(Records with drawing code)

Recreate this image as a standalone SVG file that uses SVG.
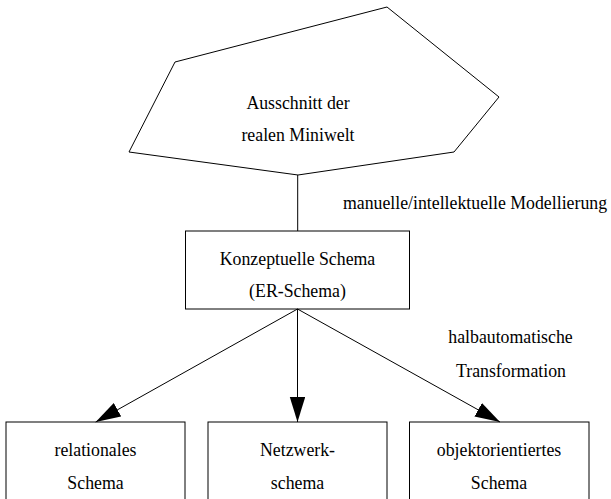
<svg xmlns="http://www.w3.org/2000/svg" width="611" height="499" viewBox="0 0 611 499">
  <style>
    .shape { fill: none; stroke: #000; stroke-width: 1; }
    .edge { fill: none; stroke: #000; stroke-width: 1; }
    text { font-family: "Liberation Serif", "Times New Roman", serif; font-size: 17.8px; fill: #000; text-anchor: middle; }
    .lbl { text-anchor: middle; }
  </style>
  <defs>
    <marker id="arrow" markerUnits="userSpaceOnUse" markerWidth="26" markerHeight="16" refX="25" refY="7.7" orient="auto">
      <path d="M0,0 L25,7.7 L0,15.4 Z" fill="#000"/>
    </marker>
  </defs>
  <rect width="611" height="499" fill="#fff"/>

  <g id="connectors">
    <line class="edge" x1="297.7" y1="175" x2="297.7" y2="231"/>
    <line class="edge" x1="297.5" y1="309" x2="95.7" y2="422" marker-end="url(#arrow)"/>
    <line class="edge" x1="297.5" y1="309" x2="297.5" y2="422" marker-end="url(#arrow)"/>
    <line class="edge" x1="297.5" y1="309" x2="500" y2="422" marker-end="url(#arrow)"/>
    <text x="475" y="209">manuelle/intellektuelle Modellierung</text>
    <text x="510.5" y="342.7">halbautomatische</text>
    <text x="511" y="376.5">Transformation</text>
  </g>

  <g id="miniwelt">
    <polygon class="shape" points="387,7 499,97 454,152 298,175 129,152 175,62"/>
    <text x="298" y="108.5">Ausschnitt der</text>
    <text x="298" y="140.5">realen Miniwelt</text>
  </g>

  <g id="konzept">
    <rect class="shape" x="185.5" y="231" width="224" height="78"/>
    <text x="297.5" y="265">Konzeptuelle Schema</text>
    <text x="297.5" y="296.5">(ER-Schema)</text>
  </g>

  <g id="relational">
    <rect class="shape" x="6" y="422" width="179" height="78"/>
    <text x="95.5" y="456">relationales</text>
    <text x="95.5" y="489">Schema</text>
  </g>

  <g id="netzwerk">
    <rect class="shape" x="208" y="422" width="179" height="78"/>
    <text x="297.5" y="456">Netzwerk-</text>
    <text x="297.5" y="489">schema</text>
  </g>

  <g id="objekt">
    <rect class="shape" x="409.5" y="422" width="179.5" height="78"/>
    <text x="499" y="456">objektorientiertes</text>
    <text x="499" y="489">Schema</text>
  </g>
</svg>
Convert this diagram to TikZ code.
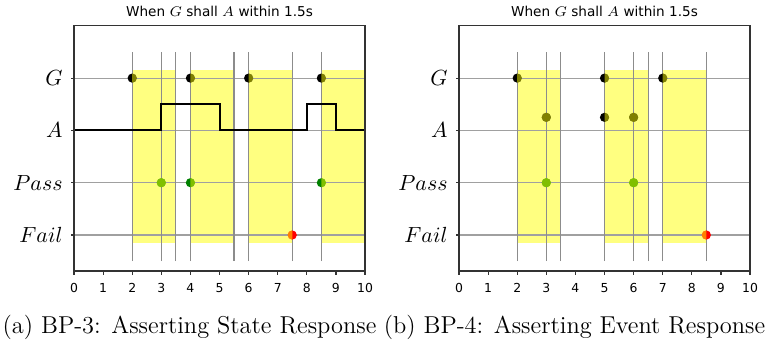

**Instructions for the task:** Find the word "this" in the material, then list each line that holds it.

**Output:**
Recreate this image as a standalone SVG file that uses SVG.
Convert this diagram to TikZ code.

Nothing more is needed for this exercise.